Ignoring Scripture is the prelude to denying Scripture, and denying Scripture is the prelude to attacking Scripture. If you have admitted a false principle into your thought processes, you will find it difficult to turn that false principle off when the devil finally springs the final trap.

If you thought that all that Robert E. Lee business was going to stop there, and not proceed merrily onward to Washington and Jefferson, then the word for you resembles naive, and rhymes with chump. And if you think it will all stop with Washington, and not proceed onward to Jonathan Edwards and George Whitefield, and from them down to Philemon, and through him to his friend the apostle Paul, then, as the saying goes, you have another think coming.
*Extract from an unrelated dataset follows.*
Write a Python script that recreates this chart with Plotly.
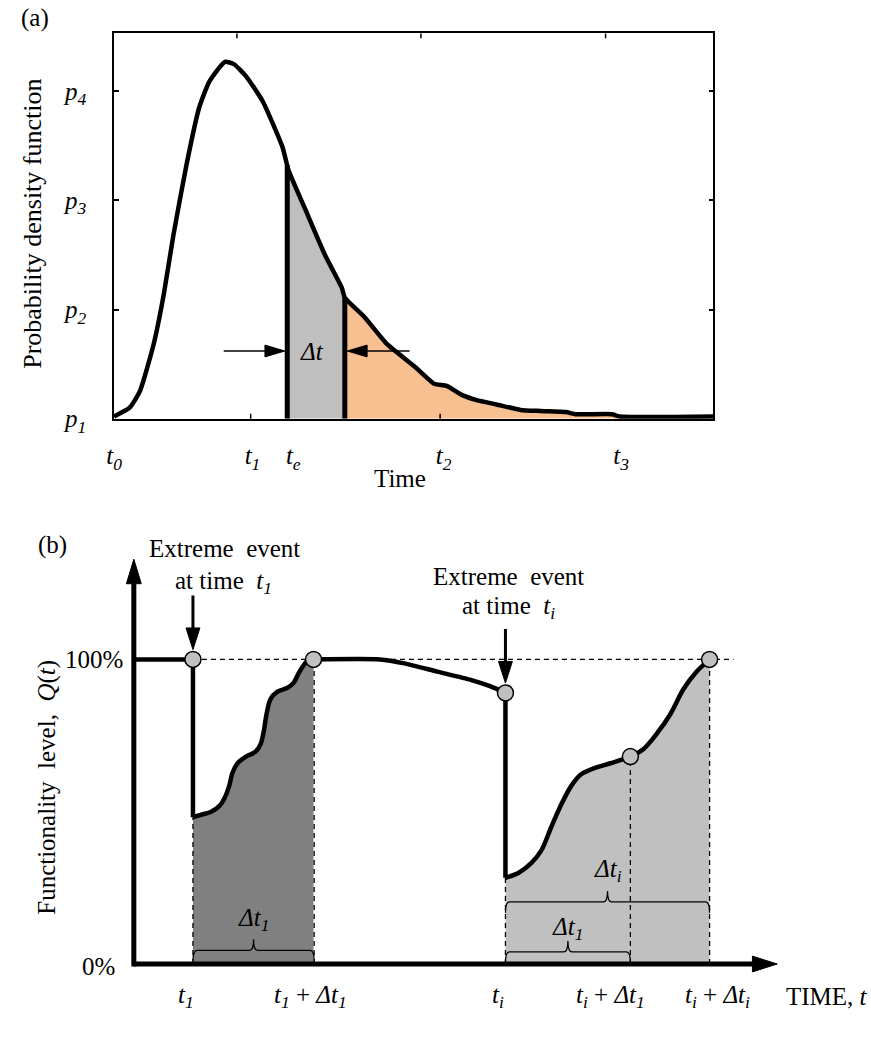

Because the apostle Paul has been the long game target all along. He wrote so many hurtful things. And is it a coincidence that the books we decided to remove from the canon, with all appropriate solemnity and regret, and with the requisite ceremonies, those books being Ephesians, Colossians, and 1 Timothy, were books that not only included nefarious thought crimes about slavery, but were also filled with a misogynistic and magma hot contempt for women. It is high time the Church outgrew our sinful past on these issues.

For those of you who think I am hyperventilating again, a few hours ago Union Seminary — “where faith and scholarship meet to reimagine the work of justice” — tweeted this:

“Today in chapel, we confessed to plants. Together, we held our grief, joy, regret, hope, guilt and sorrow in prayer; offering them to the beings who sustain us but whose gift we too often fail to honor. What do you confess to the plants in your life?”

Ummm . . . totally not making this up.

This was accompanied by a photo of people apologizing to house plants, a sad picture of what happens when you reimagine justice. Crikey.